Fitzsimon File

Turning Back the Clock on Progress—Elections and Voting

Many of the conservative candidates running for the General Assembly this year are fond of talking about taking Raleigh back from the special interests, which might lead you to believe they support reducing the influence of big money in elections.

Nothing could be further from the truth. In fact, one of the biggest risks posed by right-wing majorities in the House and Senate next year is a halt to North Carolina's steady progress to make elections more accessible to people without access to wealth.

The state's successful public financing programs for three Council of State offices have been passed over the objections of the conservatives and the shrieking of the right-wing think tanks that support them.

One of the groups, Americans for Prosperity, managed to derail legislation last session that would have expanded the public financing program to five more Council of State races. Their effort included distortions about how the program would be funded and the usual ridiculous rhetoric about welfare for politicians.

They ought to check with the candidates who have already taken part in public financing programs, both Democrats and Republicans, and ask them what it's like to talk to voters during a campaign instead of staying on the phone asking people for money, many times the very people that the candidate would regulate after the election.

The folks on the Right also oppose efforts to allow local governments to conduct their own public financing programs if they choose. Conservatives are all for local control until it means giving up control over something they don't like.

Only Chapel Hill has been authorized to set up a public financing option and used it in the last local election and at last report democracy is still standing.

Conservatives when pressed say we don't need to change the way campaigns are financed, though most do support removing all limits on individual and corporate contributions. They say transparency will solve all the problems, just let the public know who is financing the campaigns and voters can make up their own minds about what it means.

Or at least they used to be for transparency. The Citizen's United case that unleashed direct corporate contributions into the political process to the delight of the folks on the Right also made it possible for donors to give without their names being released.

Legislation to require disclosure was defeated by the same conservatives that used to preach disclosure and the right-think tanks have remained largely silent. One prominent North Carolina right-wing think tanker said there is an argument for disclosure and there's an argument for confidentiality.

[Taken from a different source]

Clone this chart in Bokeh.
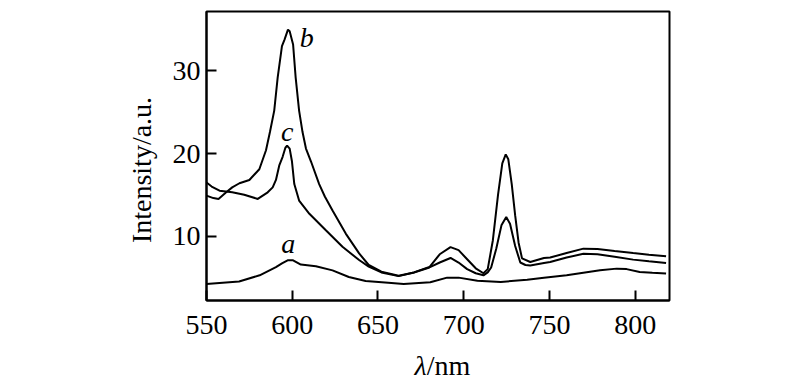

It seems certain that a right-wing led General Assembly will not do anything to disturb the flow of anonymous big money into campaigns after being elected partially because of it. And say goodbye to any meaningful expansion of public financing too.

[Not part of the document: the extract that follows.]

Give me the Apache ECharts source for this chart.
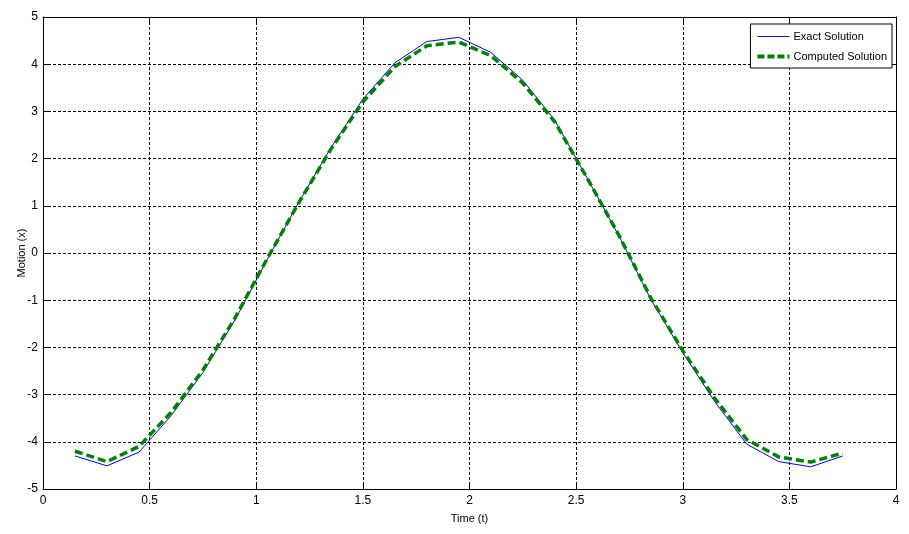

Most elections will remain for sale and we may not even know who's buying them. The battle will be to maintain the public financing options that currently exist for the three Council of State offices and appellate level judicial races.

And it's not just the way campaigns are financed that's at stake next Tuesday, it's who even gets to vote. Voter ID laws are on many conservative candidates' agendas too, despite no evidence of widespread voter fraud in North Carolina.

People are already required to have an ID when they register. Requiring it at the voting booth would decrease voter participation—and that's the point.

Conservatives have fought every effort to increase voter turnout from motor voter registration to same day registration and voting.

What exactly are they afraid of, that more people will vote?

It's no time to turn back the clock on the progress North Carolina has made in opening up some elections to people without millions of dollars of their own money or a message that pleases the wealthy special interests.

And it's certainly not time to make it more difficult to participate in the political process by putting up roadblocks to vote.

But that might be what's coming next year.